April Prince, principal lecturer in the Division of Music History, Theory and Ethnomusicology, is the recipient of the 2023 UNT Foundation Outstanding Lecturer Award.
Since joining the College of Music in 2016, Prince has transformed its curriculum for non-music majors through her creative approach to music history, technical expertise and commitment to student success.
Prince designs engaging classes on relevant topics ranging from gender and sexuality to film music, politics and music outside the traditional canon. Her commitment to student success extends well beyond the classroom. She works closely with the Graduate Association of Musicologists und Theorists, one of the division’s graduate student organizations, and has served as a faculty reviewer for its in-house journal, Harmonia, presented on professional development panels for the group, regularly attended its annual graduate student conference and served as faculty advisor for the 2021-22 academic year.
She supervises up to 10 teaching assistants and fellows each semester, providing individual mentorship and organizing workshops in collaboration with UNT’s Center for Learning Experimentation, Application and Research to make them stronger teachers and prepare them for career success.
University Distinguished Research Professor Gopala Ganesh, known by many as “GG,” received the UNT Foundation Community Engagement Award.
Ganesh joined UNT in 1983. An expert in survey research, he has dedicated his career to preparing future business leaders in the G. Brint Ryan College of Business and building strong relationships with community partners across the globe.

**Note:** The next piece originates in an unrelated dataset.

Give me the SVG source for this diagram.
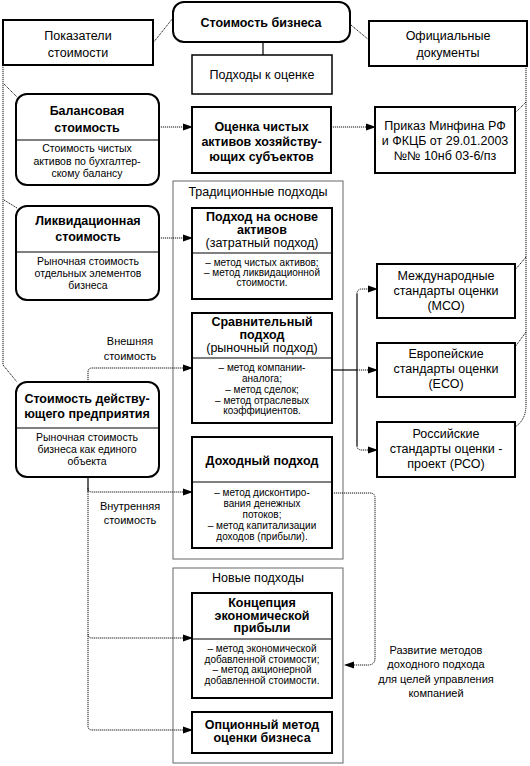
<svg xmlns="http://www.w3.org/2000/svg" width="530" height="766" viewBox="0 0 530 766">
<style>
text{font-family:"Liberation Sans",Arial,sans-serif;fill:#000;text-anchor:middle}
.b{font-weight:bold;font-size:12.5px}
.r{font-size:12.5px}
.m{font-size:10.5px}
.s{font-size:10px}
.l{font-size:11px}
.box{fill:#fff;stroke:#000;stroke-width:2}
.thin{fill:#fff;stroke:#000;stroke-width:1.5}
.cont{fill:#fff;stroke:#666;stroke-width:1}
.div{stroke:#000;stroke-width:1}
.dot{fill:none;stroke:#111;stroke-width:1;stroke-dasharray:1.2 0.8}
.sol{fill:none;stroke:#000;stroke-width:1.2}
</style>
<defs>
<marker id="ar" markerWidth="10" markerHeight="8" refX="9" refY="4" orient="auto" markerUnits="userSpaceOnUse">
<path d="M0,0.5 L10,4 L0,7.5 Z" fill="#000"/>
</marker>
</defs>
<g id="cont-trad"><rect class="cont" x="173" y="181" width="170" height="378"/><text class="r" x="258" y="196">Традиционные подходы</text></g>
<g id="cont-new"><rect class="cont" x="173" y="568" width="170" height="195"/><text class="r" x="258" y="582">Новые подходы</text></g>
<g id="connectors">
<path class="dot" d="M153,43 L173,18"/>
<path class="dot" d="M351,25 L369,40"/>
<path class="sol" d="M263,42 V55"/>
<path class="dot" d="M3,65 V365 L17,382"/>
<path class="dot" d="M4,84 L17,97"/>
<path class="dot" d="M4,200 L17,208"/>
<path class="dot" d="M526,66 V405 Q526,420 515,427"/>
<path class="dot" d="M526,102 L515,113"/>
<path class="dot" d="M526,257 L515,270"/>
<path class="dot" d="M526,332 L515,347"/>
<path class="dot" d="M159,127 H192" marker-end="url(#ar)"/>
<path class="dot" d="M331,127 H375" marker-end="url(#ar)"/>
<path class="dot" d="M159,238 H192" marker-end="url(#ar)"/>
<path class="dot" d="M88,382 V372 Q88,368 92,368 H192" marker-end="url(#ar)"/>
<path class="sol" d="M88,477 V492"/>
<path class="dot" d="M88,488 Q88,492 92,492 H192" marker-end="url(#ar)"/>
<path class="dot" d="M88,492 V726 Q88,730 92,730 H192" marker-end="url(#ar)"/>
<path class="dot" d="M88,634 Q88,638 92,638 H192" marker-end="url(#ar)"/>
<path class="sol" d="M332,370 H357"/>
<path class="sol" d="M357,294 V446"/>
<path class="dot" d="M357,294 Q357,289 362,289 H377" marker-end="url(#ar)"/>
<path class="dot" d="M357,370 H377" marker-end="url(#ar)"/>
<path class="dot" d="M357,446 Q357,450 362,450 H377" marker-end="url(#ar)"/>
<path class="dot" d="M332,493 H370 Q375,493 375,498 V658 Q375,665 368,665 H345" marker-end="url(#ar)"/>
</g>
<g id="n-pokazateli"><rect class="box" x="3" y="20" width="150" height="45"/><text class="r" x="78" y="40">Показатели</text><text class="r" x="78" y="57">стоимости</text></g>
<g id="n-stoimost-biznesa"><rect class="box" x="173" y="2" width="177" height="40" rx="11"/><text class="b" x="261" y="26.5">Стоимость бизнеса</text></g>
<g id="n-podhody"><rect class="thin" x="192" y="55" width="140" height="39"/><text class="r" x="262" y="78.5">Подходы к оценке</text></g>
<g id="n-oficialnye"><rect class="box" x="369" y="21" width="158" height="45"/><text class="r" x="448" y="40">Официальные</text><text class="r" x="448" y="57">документы</text></g>
<g id="n-balans"><rect class="box" x="16" y="94" width="143" height="91" rx="11"/><line class="div" x1="16" y1="140" x2="159" y2="140"/><text class="b" x="87" y="114.5">Балансовая</text><text class="b" x="87" y="131.5">стоимость</text><text class="m" x="87" y="152">Стоимость чистых</text><text class="m" x="87" y="164.5">активов по бухгалтер-</text><text class="m" x="87" y="177">скому балансу</text></g>
<g id="n-ocenka"><rect class="box" x="192" y="107" width="139" height="66"/><text class="b" x="261.5" y="130.5">Оценка чистых</text><text class="b" x="261.5" y="145.5">активов хозяйству-</text><text class="b" x="261.5" y="160.5">ющих субъектов</text></g>
<g id="n-prikaz"><rect class="box" x="375" y="107" width="140" height="66"/><text class="r" x="445" y="129.5">Приказ Минфина РФ</text><text class="r" x="445" y="144.5">и ФКЦБ от 29.01.2003</text><text class="r" x="445" y="159.5">№№ 10нб 03-6/пз</text></g>
<g id="n-likvid"><rect class="box" x="16" y="206" width="143" height="94" rx="11"/><line class="div" x1="16" y1="252" x2="159" y2="252"/><text class="b" x="88" y="224.5">Ликвидационная</text><text class="b" x="88" y="240.5">стоимость</text><text class="m" x="88" y="265">Рыночная стоимость</text><text class="m" x="88" y="277">отдельных элементов</text><text class="m" x="88" y="289">бизнеса</text></g>
<g id="n-aktivy"><rect class="box" x="192" y="208" width="140" height="91"/><line class="div" x1="192" y1="253" x2="332" y2="253"/><text class="b" x="262" y="221">Подход на основе</text><text class="b" x="262" y="233.5">активов</text><text class="r" x="262" y="246.5">(затратный подход)</text><text class="s" x="262" y="265.5">– метод чистых активов;</text><text class="s" x="262" y="275.5">– метод ликвидационной</text><text class="s" x="262" y="285.5">стоимости.</text></g>
<g id="n-sravn"><rect class="box" x="192" y="313" width="140" height="110"/><line class="div" x1="192" y1="358" x2="332" y2="358"/><text class="b" x="262" y="326">Сравнительный</text><text class="b" x="262" y="338.5">подход</text><text class="r" x="262" y="351.5">(рыночный подход)</text><text class="s" x="262" y="370.5">– метод компании-</text><text class="s" x="262" y="381.5">аналога;</text><text class="s" x="262" y="392.5">– метод сделок;</text><text class="s" x="262" y="403.5">– метод отраслевых</text><text class="s" x="262" y="413.5">коэффициентов.</text></g>
<g id="n-deistv"><rect class="box" x="16" y="382" width="143" height="95" rx="11"/><line class="div" x1="16" y1="428" x2="159" y2="428"/><text class="b" x="87" y="402.5">Стоимость действу-</text><text class="b" x="87" y="417.5">ющего предприятия</text><text class="m" x="87" y="441">Рыночная стоимость</text><text class="m" x="87" y="453">бизнеса как единого</text><text class="m" x="87" y="465">объекта</text></g>
<g id="n-dohod"><rect class="box" x="192" y="437" width="140" height="111"/><line class="div" x1="192" y1="482" x2="332" y2="482"/><text class="b" x="262" y="464.5">Доходный подход</text><text class="s" x="262" y="495.5">– метод дисконтиро-</text><text class="s" x="262" y="506.5">вания денежных</text><text class="s" x="262" y="517.5">потоков;</text><text class="s" x="262" y="528.5">– метод капитализации</text><text class="s" x="262" y="539.5">доходов (прибыли).</text></g>
<g id="n-mso"><rect class="box" x="377" y="264" width="138" height="54"/><text class="r" x="446" y="279.5">Международные</text><text class="r" x="446" y="294.5">стандарты оценки</text><text class="r" x="446" y="309.5">(МСО)</text></g>
<g id="n-eso"><rect class="box" x="377" y="343" width="138" height="54"/><text class="r" x="446" y="358">Европейские</text><text class="r" x="446" y="373">стандарты оценки</text><text class="r" x="446" y="388">(ЕСО)</text></g>
<g id="n-rso"><rect class="box" x="377" y="422" width="138" height="55"/><text class="r" x="446" y="437.5">Российские</text><text class="r" x="446" y="452.5">стандарты оценки -</text><text class="r" x="446" y="467.5">проект (РСО)</text></g>
<g id="n-koncep"><rect class="box" x="192" y="593" width="140" height="105"/><line class="div" x1="192" y1="639" x2="332" y2="639"/><text class="b" x="262" y="607">Концепция</text><text class="b" x="262" y="619.5">экономической</text><text class="b" x="262" y="632">прибыли</text><text class="s" x="262" y="651.5">– метод экономической</text><text class="s" x="262" y="662.5">добавленной стоимости;</text><text class="s" x="262" y="673">– метод акционерной</text><text class="s" x="262" y="684">добавленной стоимости.</text></g>
<g id="n-opcion"><rect class="box" x="192" y="712" width="140" height="41"/><text class="b" x="262" y="728.5">Опционный метод</text><text class="b" x="262" y="742">оценки бизнеса</text></g>
<g id="labels">
<text class="l" x="130" y="345">Внешняя</text><text class="l" x="130" y="360">стоимость</text>
<text class="l" x="130" y="510">Внутренняя</text><text class="l" x="130" y="524">стоимость</text>
<text class="l" x="436" y="654">Развитие методов</text><text class="l" x="436" y="668">доходного подхода</text><text class="l" x="436" y="683">для целей управления</text><text class="l" x="436" y="697">компанией</text>
</g>
</svg>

In 2006, Ganesh was one of the first professors in the nation to teach a notoriously difficult graduate-level marketing research and analytics class in a fully online format. The class centers on a semester-long project in which students work with clients to develop online surveys and analyze the data to help them improve their organizations. A servant leader at heart, Ganesh chooses to work with public organizations that typically don’t have the budget for a consulting firm, including recent clients like the Carrollton and Plano Parks and Recreation departments, the Frisco Public Library and numerous divisions and departments at UNT.
In 2015, Ganesh took faculty development leave to visit his alma mater, the prestigious Indian Institute of Technology Madras. He volunteered his time and expertise to conduct a first-of-its-kind alumni feedback survey, then analyzed and interpreted the data so IIT Madras could include the results in a report to the Government of India.